I’m seeing more and more UTF-8 related issues pop up in code lately for some reason. Much of the debugging work I’ve done with the ODP XML dumps has been tracking down illegal XML characters and invalid UTF-8 byte sequences.

Now I’ve run across a related bug in mod_virgule. The trust metrics on robots.net stopped working a few days ago and today I took some time to track down the reason. It turned out to be an interesting little issue with the way mod_virgule handles the storage of data in the XML database. I’ve implemented a temprorary work-around that has things working safely again but I think a longer term fix is needed.

I posted to the virgule_dev mailing list about the problem but it’s been pretty much dead for the past few months. Basically what happened is a foreign user posted some data to their user profile using a funky non-UTF-8 compatible character set. The result was a corrupt profile.xml file for that user account. That, in turn, led to Apache segfaulting during each subsequent attempt by mod_virgule to process the trust metric. Because of the segfault there was no error reporting to alert anyone of the problem and it took several days before anyone noticed that something was wrong.

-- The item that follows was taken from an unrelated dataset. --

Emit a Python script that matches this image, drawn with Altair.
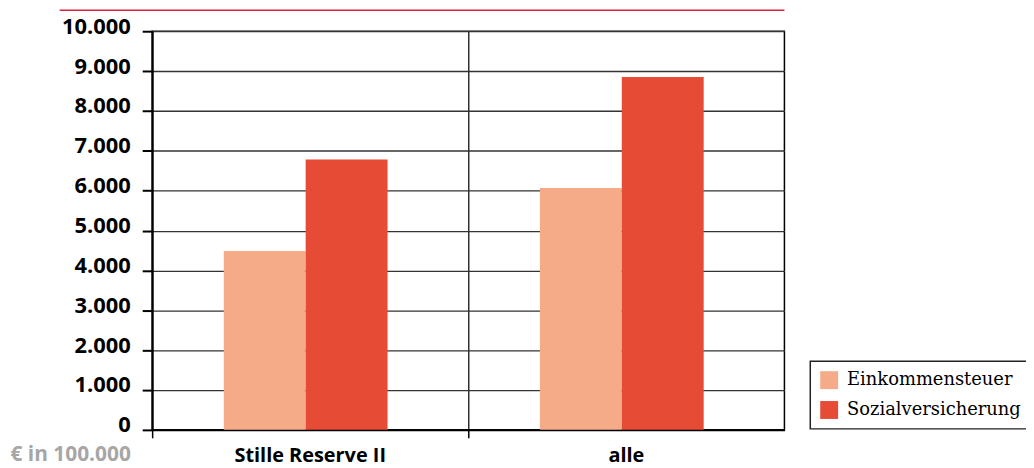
import altair as alt
import pandas as pd

categories = ["Stille Reserve II", "alle"]
series = ["Einkommensteuer", "Sozialversicherung"]
einkommensteuer = [4490, 6070]
sozialversicherung = [6780, 8850]
y_ticks = [0, 1000, 2000, 3000, 4000, 5000, 6000, 7000, 8000, 9000, 10000]
colors = ["#f6ab88", "#e64b35"]
y_title = "€ in 100.000"

rows = []
for i, c in enumerate(categories):
    rows.append({"Kategorie": c, "Art": series[0], "Wert": einkommensteuer[i]})
    rows.append({"Kategorie": c, "Art": series[1], "Wert": sozialversicherung[i]})
df = pd.DataFrame(rows)

W, H = 636, 401

bars = alt.Chart(df).mark_bar().encode(
    x=alt.X(
        "Kategorie:N",
        sort=categories,
        scale=alt.Scale(paddingInner=0, paddingOuter=0),
        axis=alt.Axis(
            title=None, grid=True, bandPosition=0, gridColor="#111", gridWidth=1.3,
            domainColor="black", domainWidth=2, tickColor="black", tickWidth=1.5,
            tickSize=8, labelFont="Open Sans", labelFontWeight="bold", labelFontSize=20,
            labelColor="black", labelBaseline="alphabetic", labelPadding=24, labelAngle=0,
        ),
    ),
    xOffset=alt.XOffset("Art:N", sort=series,
                        scale=alt.Scale(paddingOuter=0.93, paddingInner=0, align=0.47)),
    y=alt.Y(
        "Wert:Q",
        scale=alt.Scale(domain=[0, 10000], nice=False),
        axis=alt.Axis(
            values=y_ticks, title=y_title, titleAngle=0, titleX=-143, titleY=432,
            titleAlign="left", titleBaseline="alphabetic", titleFont="Open Sans",
            titleFontWeight="bold", titleFontSize=21, titleColor="#a6a6a6",
            labelExpr="replace(format(datum.value, ','), ',', '.')",
            labelFont="Open Sans", labelFontWeight="bold", labelFontSize=22, labelColor="black",
            labelBaseline="alphabetic", labelOffset=2, labelPadding=12,
            tickSize=10, tickWidth=2, tickColor="black", domainColor="black", domainWidth=2,
            gridColor="#333", gridWidth=1.3,
        ),
    ),
    color=alt.Color(
        "Art:N",
        sort=series,
        scale=alt.Scale(domain=series, range=colors),
        legend=alt.Legend(
            title=None, orient="none", legendX=662, legendY=332,
            symbolType="square", symbolSize=324, symbolStrokeWidth=0, symbolOpacity=1,
            labelFont="DejaVu Serif", labelFontSize=18, labelColor="black", labelOffset=9,
            labelLimit=400, padding=10, rowPadding=12, strokeColor="#222", fillColor="white",
        ),
    ),
)

top_rule = alt.Chart(pd.DataFrame({"a": [0]})).mark_rule(color="#d9233c", strokeWidth=1.5).encode(
    x=alt.value(-93), x2=alt.value(W), y=alt.value(-21)
)

chart = alt.layer(bars, top_rule).properties(
    width=W, height=H,
    autosize=alt.AutoSizeParams(type="none"),
    padding={"left": 145, "top": 22, "right": 243, "bottom": 37},
).configure_view(stroke="black", strokeWidth=1.5).configure_legend(strokeWidth=1.5, cornerRadius=0)

chart.save("out.html", embed_options={"renderer": "svg", "actions": False})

The root of the problem seems to be that mod_virgule is simply taking whatever raw data a user puts in a form and passes it directly to xmlSetProp(). This works great as long you only give it valid UTF-8 data but it’s not designed to work on anything else. It seems to me that four things need to be done to fix this:

  • Pages need to explicitly specify UTF-8 as the doctype
  • All form data needs to be validated before passing to libxml
  • Invalid data needs to be converted or rejected
  • The trust metric code needs some additional error handling

If anyone has any thoughts on this or has had a similar experience with mod_virgule, I’d be curious to hear about it.